Security & Military

What Does Rise Of Asia’s Space Forces Mean?

While US President Donald Trump’s release of Space Policy Directive-4 in February that enables the establishment of the US Space Force received much focus in the way of headlines, this was hardly the first time that a military has set up a special branch for space operations. Indeed, there is a need to focus much more on what the significance of these moves means for Asian security and the implications of efforts to create space commands and forces.

First, the place to start is to acknowledge that several countries are establishing such special units. The US space force is only the latest and so others are doing it as well. China established the Strategic Support Force (PLASSF) in 2015, integrating the PLA space, cyber and electronic warfare capabilities, a key institutional innovation. Russia made similar institutional innovations with the Russian Space Forces in 2011 as part of the Russian Aerospace Defense Forces meant for military space-related activities. India, similarly, appears also to be on the way to creating such a special space command.

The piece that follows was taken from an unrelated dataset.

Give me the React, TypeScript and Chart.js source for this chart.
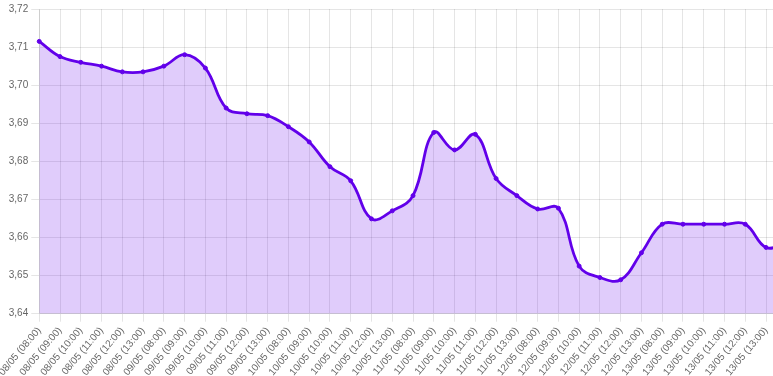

Second, it is important to keep in mind that even though it sounds like a fighting force, the space force is mostly aimed to bring about greater integration of functions and the better coordination among different agencies involved. There is a need to pay greater attention to the details of these bureaucratic changes and innovations.

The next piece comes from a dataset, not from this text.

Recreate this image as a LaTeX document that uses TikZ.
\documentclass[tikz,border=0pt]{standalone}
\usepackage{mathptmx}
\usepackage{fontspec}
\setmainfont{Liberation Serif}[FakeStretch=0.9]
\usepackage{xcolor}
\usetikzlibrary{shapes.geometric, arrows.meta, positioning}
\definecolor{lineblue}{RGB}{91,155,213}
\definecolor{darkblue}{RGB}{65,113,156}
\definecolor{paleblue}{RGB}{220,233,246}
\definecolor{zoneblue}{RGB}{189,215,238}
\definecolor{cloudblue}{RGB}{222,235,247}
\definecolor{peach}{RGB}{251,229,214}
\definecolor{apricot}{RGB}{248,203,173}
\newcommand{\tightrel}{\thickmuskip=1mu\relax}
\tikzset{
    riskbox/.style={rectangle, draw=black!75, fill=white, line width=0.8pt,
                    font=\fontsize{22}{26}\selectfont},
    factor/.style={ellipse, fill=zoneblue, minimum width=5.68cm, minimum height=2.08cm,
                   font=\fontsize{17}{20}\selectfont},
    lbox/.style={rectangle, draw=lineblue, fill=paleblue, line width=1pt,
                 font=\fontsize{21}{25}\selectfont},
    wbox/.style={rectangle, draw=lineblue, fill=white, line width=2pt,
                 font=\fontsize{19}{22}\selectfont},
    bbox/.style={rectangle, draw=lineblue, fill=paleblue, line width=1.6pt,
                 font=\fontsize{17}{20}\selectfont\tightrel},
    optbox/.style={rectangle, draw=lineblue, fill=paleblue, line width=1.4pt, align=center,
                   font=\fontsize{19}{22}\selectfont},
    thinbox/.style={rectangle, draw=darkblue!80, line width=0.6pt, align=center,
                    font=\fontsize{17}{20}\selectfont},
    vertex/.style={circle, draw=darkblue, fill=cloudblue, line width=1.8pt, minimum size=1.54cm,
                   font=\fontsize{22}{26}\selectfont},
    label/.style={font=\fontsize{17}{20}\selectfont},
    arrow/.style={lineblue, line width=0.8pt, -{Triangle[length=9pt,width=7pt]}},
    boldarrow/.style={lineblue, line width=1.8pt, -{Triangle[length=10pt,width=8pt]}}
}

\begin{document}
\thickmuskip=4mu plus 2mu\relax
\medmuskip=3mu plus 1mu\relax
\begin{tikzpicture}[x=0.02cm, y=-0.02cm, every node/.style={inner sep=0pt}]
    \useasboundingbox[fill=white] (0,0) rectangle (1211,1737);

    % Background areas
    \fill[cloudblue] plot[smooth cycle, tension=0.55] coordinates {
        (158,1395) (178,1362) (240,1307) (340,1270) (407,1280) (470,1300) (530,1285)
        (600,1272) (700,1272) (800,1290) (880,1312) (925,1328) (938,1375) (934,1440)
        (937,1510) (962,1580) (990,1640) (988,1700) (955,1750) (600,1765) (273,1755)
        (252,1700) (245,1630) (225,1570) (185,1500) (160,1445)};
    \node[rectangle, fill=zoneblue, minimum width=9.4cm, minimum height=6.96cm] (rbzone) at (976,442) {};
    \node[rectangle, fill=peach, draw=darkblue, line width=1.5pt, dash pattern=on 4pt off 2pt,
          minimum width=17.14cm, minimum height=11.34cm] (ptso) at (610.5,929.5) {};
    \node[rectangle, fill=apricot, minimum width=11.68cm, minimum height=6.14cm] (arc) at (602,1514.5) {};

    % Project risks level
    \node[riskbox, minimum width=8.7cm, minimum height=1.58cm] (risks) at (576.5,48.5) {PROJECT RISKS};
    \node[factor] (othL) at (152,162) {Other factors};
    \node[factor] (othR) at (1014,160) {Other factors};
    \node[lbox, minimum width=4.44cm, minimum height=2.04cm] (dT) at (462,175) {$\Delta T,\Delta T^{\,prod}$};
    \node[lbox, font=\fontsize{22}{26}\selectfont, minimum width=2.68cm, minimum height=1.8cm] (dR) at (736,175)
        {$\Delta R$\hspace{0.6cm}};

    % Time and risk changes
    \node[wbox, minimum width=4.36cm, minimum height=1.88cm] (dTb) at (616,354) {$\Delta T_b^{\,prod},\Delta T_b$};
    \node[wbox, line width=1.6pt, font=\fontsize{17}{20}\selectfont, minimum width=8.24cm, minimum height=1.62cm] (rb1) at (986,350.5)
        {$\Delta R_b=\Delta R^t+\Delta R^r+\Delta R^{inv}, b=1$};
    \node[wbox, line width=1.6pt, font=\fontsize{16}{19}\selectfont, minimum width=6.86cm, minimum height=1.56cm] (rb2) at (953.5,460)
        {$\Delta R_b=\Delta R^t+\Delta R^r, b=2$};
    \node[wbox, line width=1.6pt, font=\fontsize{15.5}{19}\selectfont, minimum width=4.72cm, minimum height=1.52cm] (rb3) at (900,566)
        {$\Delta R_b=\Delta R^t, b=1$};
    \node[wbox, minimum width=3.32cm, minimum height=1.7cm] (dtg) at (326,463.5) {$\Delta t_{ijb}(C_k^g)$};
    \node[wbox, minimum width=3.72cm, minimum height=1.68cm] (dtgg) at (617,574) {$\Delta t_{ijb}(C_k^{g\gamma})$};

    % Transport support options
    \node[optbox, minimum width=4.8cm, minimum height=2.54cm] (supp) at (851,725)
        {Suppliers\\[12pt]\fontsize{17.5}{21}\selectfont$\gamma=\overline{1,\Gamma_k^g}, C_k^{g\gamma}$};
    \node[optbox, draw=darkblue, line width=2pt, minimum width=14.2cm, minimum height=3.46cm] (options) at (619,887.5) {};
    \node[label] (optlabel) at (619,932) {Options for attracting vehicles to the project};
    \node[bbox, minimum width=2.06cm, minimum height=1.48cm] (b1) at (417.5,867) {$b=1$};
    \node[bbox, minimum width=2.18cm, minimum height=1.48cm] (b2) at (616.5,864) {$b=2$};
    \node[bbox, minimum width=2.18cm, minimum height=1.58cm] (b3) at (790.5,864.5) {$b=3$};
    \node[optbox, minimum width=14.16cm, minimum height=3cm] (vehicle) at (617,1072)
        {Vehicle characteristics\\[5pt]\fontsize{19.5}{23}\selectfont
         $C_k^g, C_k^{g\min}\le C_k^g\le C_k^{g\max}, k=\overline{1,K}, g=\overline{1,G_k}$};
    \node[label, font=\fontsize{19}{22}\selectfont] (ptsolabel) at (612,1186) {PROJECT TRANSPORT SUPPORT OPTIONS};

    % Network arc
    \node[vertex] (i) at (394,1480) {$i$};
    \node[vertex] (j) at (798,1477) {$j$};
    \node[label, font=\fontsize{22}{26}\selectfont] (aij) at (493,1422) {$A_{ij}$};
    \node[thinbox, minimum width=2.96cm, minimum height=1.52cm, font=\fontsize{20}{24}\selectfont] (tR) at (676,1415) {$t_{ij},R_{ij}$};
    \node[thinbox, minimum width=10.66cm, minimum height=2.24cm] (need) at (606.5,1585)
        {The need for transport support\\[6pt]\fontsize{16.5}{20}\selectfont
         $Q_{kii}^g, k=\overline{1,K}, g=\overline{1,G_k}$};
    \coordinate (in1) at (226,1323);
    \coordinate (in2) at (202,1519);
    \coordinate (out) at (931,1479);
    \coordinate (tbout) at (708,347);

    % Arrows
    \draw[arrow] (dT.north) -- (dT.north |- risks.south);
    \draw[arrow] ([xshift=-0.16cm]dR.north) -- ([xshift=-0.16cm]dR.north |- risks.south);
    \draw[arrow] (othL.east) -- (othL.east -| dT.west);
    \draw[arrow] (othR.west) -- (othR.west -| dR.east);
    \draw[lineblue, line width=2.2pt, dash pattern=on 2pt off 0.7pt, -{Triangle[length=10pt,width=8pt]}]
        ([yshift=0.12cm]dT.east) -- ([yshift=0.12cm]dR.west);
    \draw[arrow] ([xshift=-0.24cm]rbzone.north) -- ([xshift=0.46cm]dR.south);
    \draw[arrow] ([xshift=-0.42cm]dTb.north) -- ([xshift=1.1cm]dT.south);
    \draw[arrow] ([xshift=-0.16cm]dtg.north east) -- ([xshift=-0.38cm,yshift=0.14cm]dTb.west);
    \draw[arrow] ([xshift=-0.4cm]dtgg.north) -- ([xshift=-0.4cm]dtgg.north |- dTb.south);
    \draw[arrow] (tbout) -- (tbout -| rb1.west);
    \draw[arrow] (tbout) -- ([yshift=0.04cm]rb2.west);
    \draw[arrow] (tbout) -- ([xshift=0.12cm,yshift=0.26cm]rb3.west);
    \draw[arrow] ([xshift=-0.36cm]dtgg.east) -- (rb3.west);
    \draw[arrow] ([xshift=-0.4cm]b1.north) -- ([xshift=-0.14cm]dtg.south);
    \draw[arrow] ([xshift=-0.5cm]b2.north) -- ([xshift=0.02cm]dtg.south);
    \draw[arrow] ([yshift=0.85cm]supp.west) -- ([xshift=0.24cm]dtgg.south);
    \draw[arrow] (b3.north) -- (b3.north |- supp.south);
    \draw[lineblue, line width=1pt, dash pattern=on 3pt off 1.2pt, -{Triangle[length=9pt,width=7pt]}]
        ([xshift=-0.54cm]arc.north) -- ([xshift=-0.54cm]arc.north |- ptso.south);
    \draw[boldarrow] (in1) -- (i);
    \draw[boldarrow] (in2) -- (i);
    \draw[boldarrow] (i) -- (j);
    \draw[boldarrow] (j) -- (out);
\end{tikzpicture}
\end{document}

Third, it is necessary to be clear about what the details are in public policy discourse because alarmism can be negative too. The creation of space forces and commands does not necessarily mean we are on the cusp of states engaging in combat in outer space. We should be realistic about the limited nature of these efforts to date, even though we should not ignore development possibilities that may be more oriented toward actual combat in the future. The point is that we still have time to head off such dangerous developments.

Fourth, it is important to understand the varying rationales behind decisions to create these forces.  For instance, the US Space Force can be seen as a result of the increasingly worsening security situation and a consequence of the great power politics. Outer space was largely unaffected by terrestrial geopolitics for the first several decades of the space age, but in the last decade, this has changed. There are greater insecurities today and this has an impact on outer space too. We cannot ignore the political realities that are driving these developments, because they partly influence what we can do about it.

Fifth, we need to be clear about the dangers that stem from these developments. One danger is that more and more countries will follow this path and establish specialised space commands. As space begins to assume a more active role in the security and military operations including conventional ones, countries would seek greater coordination of their efforts and will end up establishing these specialised commands. The need for greater synergy in space activities is understandable, especially as outer space exploitation gets more important to welfare on the ground. But such coordination can also be possibly done by civilian agencies rather than military ones. We need to develop alternate models that do not ignore the need for greater coordination and synergy within governments, but without suggesting it can only be done under military commands.

A real danger is if this were to lead to a security dilemma between countries in outer space that spurs further development of space commands and forces. This is a danger especially because these new efforts are being led by military forces. The demonstration effect of some powers doing it, and the uncertainty of why they are doing it, will force others to imitate them. Even if no side wants it, we could end up having an arms race in outer space because of this. We should examine how this outcome can be prevented.

Sixth, we then need to look at a range of measures that can help us address these dangers. Greater dialogue and transparency can help, especially since these efforts are being driven by the need for greater coordination rather than the need to engage in military combat. Greater transparency and openness are the only possible solutions given the overall international security scenario and the nature of great power politics. Especially given that there might be an actual, understandable reason for setting up specialised coordination agencies, greater transparency might help avoid misunderstanding between the great powers.

Also, early effort is necessary to prevent more states from creating such space forces. It may still be possible to get some basic understanding between powers about what are the do’s and don’ts in creating such forces and commands. For example, to the extent that these are being driven by the need for greater national coordination, states could agree to put these efforts under civilian rather than military agencies. This could ensure that this effort at greater coordination does not get militarised.

All this is not to minimise the challenges posed by the growing security attention to outer space. But it is to suggest that for all the alarmism we have seen, there might still be time to head off a new security problem related to outer space. That requires greater attention to this problem, avoiding alarmism about space forces, and understanding and accepting the need for greater coordination within state agencies while at the same time creating some rules and norms to ensure that these efforts do not become militarised. Such a balanced approach can help us maximise the opportunities and minimise the challenges in this area in the coming years.